Within the data below, state how many lines contain the string "chart". Provide the number only.

***** Listing *****

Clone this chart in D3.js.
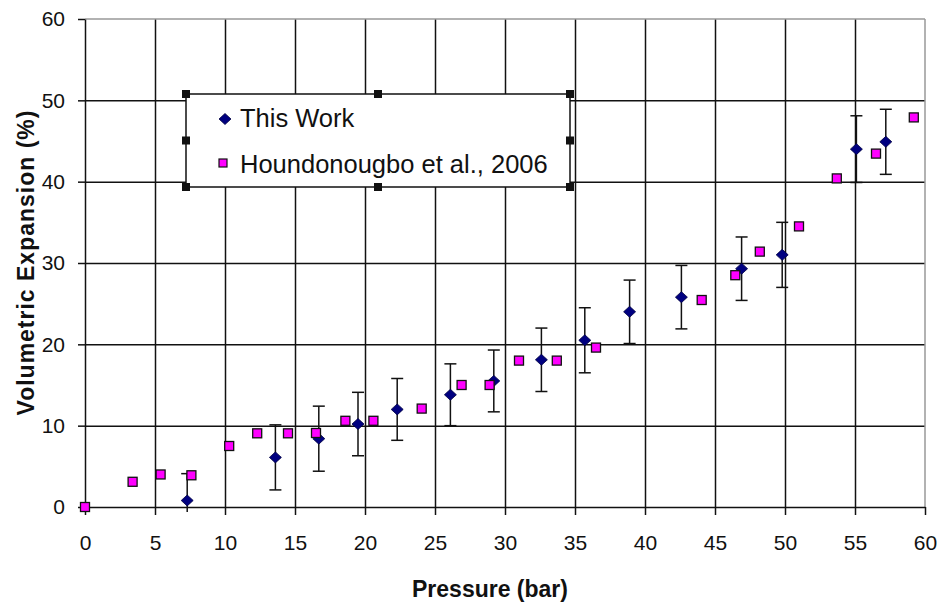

*****
***** Listing *****

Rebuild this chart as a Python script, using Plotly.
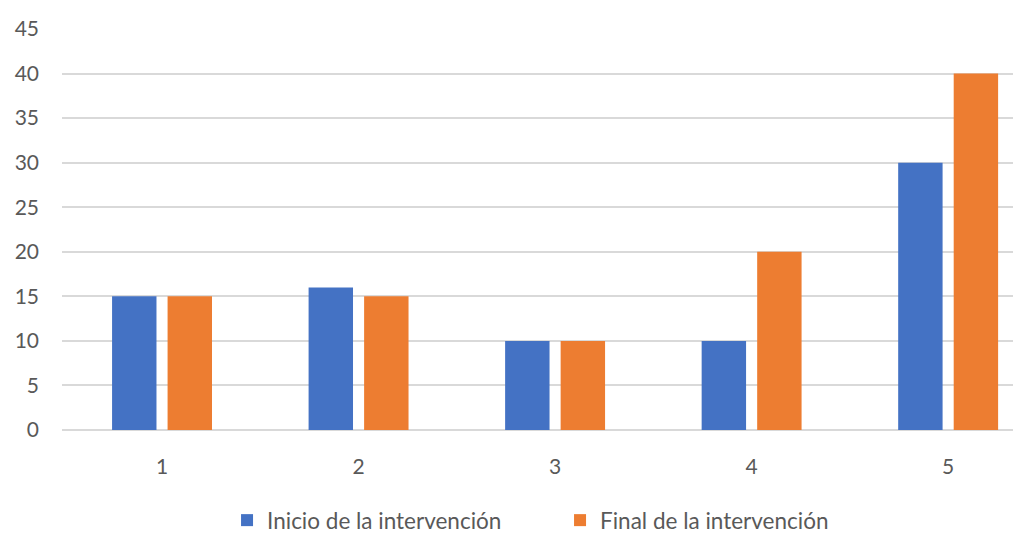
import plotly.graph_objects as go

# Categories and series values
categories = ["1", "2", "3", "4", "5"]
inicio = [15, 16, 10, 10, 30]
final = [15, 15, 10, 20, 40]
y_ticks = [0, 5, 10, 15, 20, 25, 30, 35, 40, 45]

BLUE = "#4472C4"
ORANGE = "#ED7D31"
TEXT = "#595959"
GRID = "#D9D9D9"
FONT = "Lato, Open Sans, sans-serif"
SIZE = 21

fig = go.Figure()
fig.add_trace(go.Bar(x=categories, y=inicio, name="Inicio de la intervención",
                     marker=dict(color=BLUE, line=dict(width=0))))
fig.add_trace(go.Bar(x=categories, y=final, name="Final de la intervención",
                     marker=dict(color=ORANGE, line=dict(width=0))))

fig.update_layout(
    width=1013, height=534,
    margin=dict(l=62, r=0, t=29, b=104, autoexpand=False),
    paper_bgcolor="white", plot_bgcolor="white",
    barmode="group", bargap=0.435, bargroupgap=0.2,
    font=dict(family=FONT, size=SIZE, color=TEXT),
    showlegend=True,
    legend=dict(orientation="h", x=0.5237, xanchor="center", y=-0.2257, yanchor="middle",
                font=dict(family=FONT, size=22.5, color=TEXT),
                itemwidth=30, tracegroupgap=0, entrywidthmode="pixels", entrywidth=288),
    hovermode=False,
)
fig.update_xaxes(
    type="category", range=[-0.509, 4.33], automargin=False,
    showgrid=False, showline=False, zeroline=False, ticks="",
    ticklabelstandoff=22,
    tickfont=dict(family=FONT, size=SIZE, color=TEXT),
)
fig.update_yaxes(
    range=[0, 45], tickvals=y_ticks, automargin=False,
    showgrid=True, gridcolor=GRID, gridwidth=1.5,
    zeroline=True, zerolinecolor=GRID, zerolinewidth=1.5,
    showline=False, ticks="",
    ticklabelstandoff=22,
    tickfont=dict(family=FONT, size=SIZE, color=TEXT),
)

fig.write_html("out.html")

*****

Response for this exercise>
2